Anime Insider was also published in Indonesia since 2003. This anime magazine releases except Wizard Magz. Both the magazines are available on Alfamart store, but the magazine will be ceased in May 2011, that means 2 years after the original of Anime Insider was ceased first in 2009.

==Content==
=== News===
The News portion covered events and trends in the anime & manga industries as well as coverage of conventions. Factual column Coming Soon consists of licensing announcements and expected releases, while By the Numbers incorporates digits relating to Japanese culture, video game, and anime/manga headlines, and Con Job lists upcoming conventions by location and programming. Entertainment columns within this section included Death of the Month (a character death from a selected series), Top Five (editors' praise for something related to anime culture), and Gratuitous Fanservice (a chosen pair of male and female characters designed to appeal to fans due to their appearances).

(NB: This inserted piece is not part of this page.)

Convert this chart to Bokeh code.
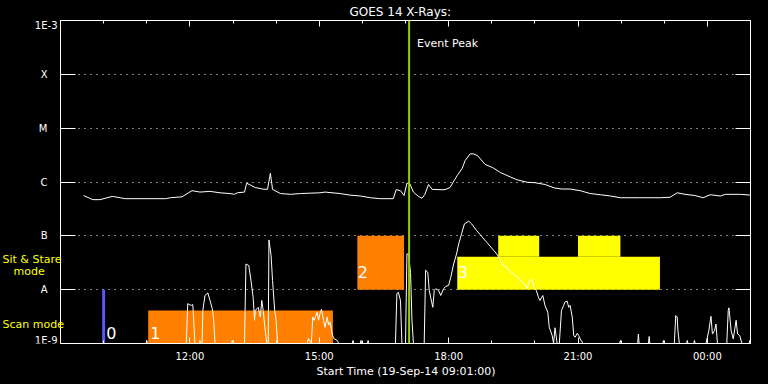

=== Reader contributed material===
Animail, a combination of the words "anime" and "mail", was a section dedicated to answering questions submitted by readers. Results from Anime Insiders monthly web-poll, reader comments, and selected fan art are posted here.

=== Anime features===
The feature A.I. Five summarized a popular anime title debuting domestically that month by suggesting the top five reasons why viewers would enjoy this particular series/OVA/movie. In their Flash in Japan segment written by Andrez Bergen, an anime series that was currently airing on TVs in Japan was profiled for American audiences, prior to licensing in the U.S., with quotes from the shows' directors. The article Last Man Standing was a fictional story that put two anime characters that are similar in nature (ex. ninjas) but are from different shows against each other in a type of imaginary match.

=== Manga Preview===
Each month, a new manga title scheduled to be released in America was previewed in Anime Insider, publishing a chapter from an upcoming volume. Some manga included Trigun Maximum and Kashimashi: Girl Meets Girl. The 41's manga preview was Disgaea 2.

=== Main sections===
====DVD====
Dedicated to information regarding domestic DVD sales, this section had a listing of new releases for that month. Recurring segments include Lip Service (interviews with voice actors), Eastern Egg (extras in Japanese DVDs), Must See (new release recommendation), Free Swag (merchandise sold with discs), and Disc Drive (Japanese releases).

====Theatrical====
This section focused on theatrical releases of Japanese-produced films and anime. Casting Call (suggestions for actors portraying anime roles) is the recurring column for this section.

====Manga====
Offering a listing of English releases and publishing news, the segment included What's the Difference (comparison of titles in both anime and manga forms), Must Read (new manga recommendation), and Read on Arrival (manga not available in English).

====Television====
This portion concentrated on anime broadcast on television in English-speaking countries and Japan. The Tune in Tokyo (profiles of anime new to Japan) piece was located here.

====Music====
Music incorporated Backstage Pass (profile of a Japanese artist), Face the Music (new soundtrack releases), and Pop Top (top-selling musical recordings according to Oricon, Japan's equivalent of the Billboard charts).

====Video games====
Video games covered both Japanese and non-Japanese games and news on consoles and game producers. Columns in video games consist of Continue (news brief), Must Play (new game recommendation), and Import Report (anime related or odd Japanese games).

====Stuff====
The heading Stuff was used to describe the portion on anime merchandise, anime figurines, and collectible card games. The only column was Thanks Japan (funny anime-related products from Japan).

==== J-life====
This section discussed Japanese lifestyles and youth culture. Segments on commercially packaged food, drinks, and other products were under Eat It, Drink It. Interesting and occasionally unusual locations and travel hot-spots were profiled by Tokyo Correspondent Andrez Bergen in Tokyo Travelogue, and lessons in Japanese are given in JPN101.

=== Other sections===
Other sections included From the Top (an editorial column) and Parting Shot (a bizarre photo of an event/place in Japan).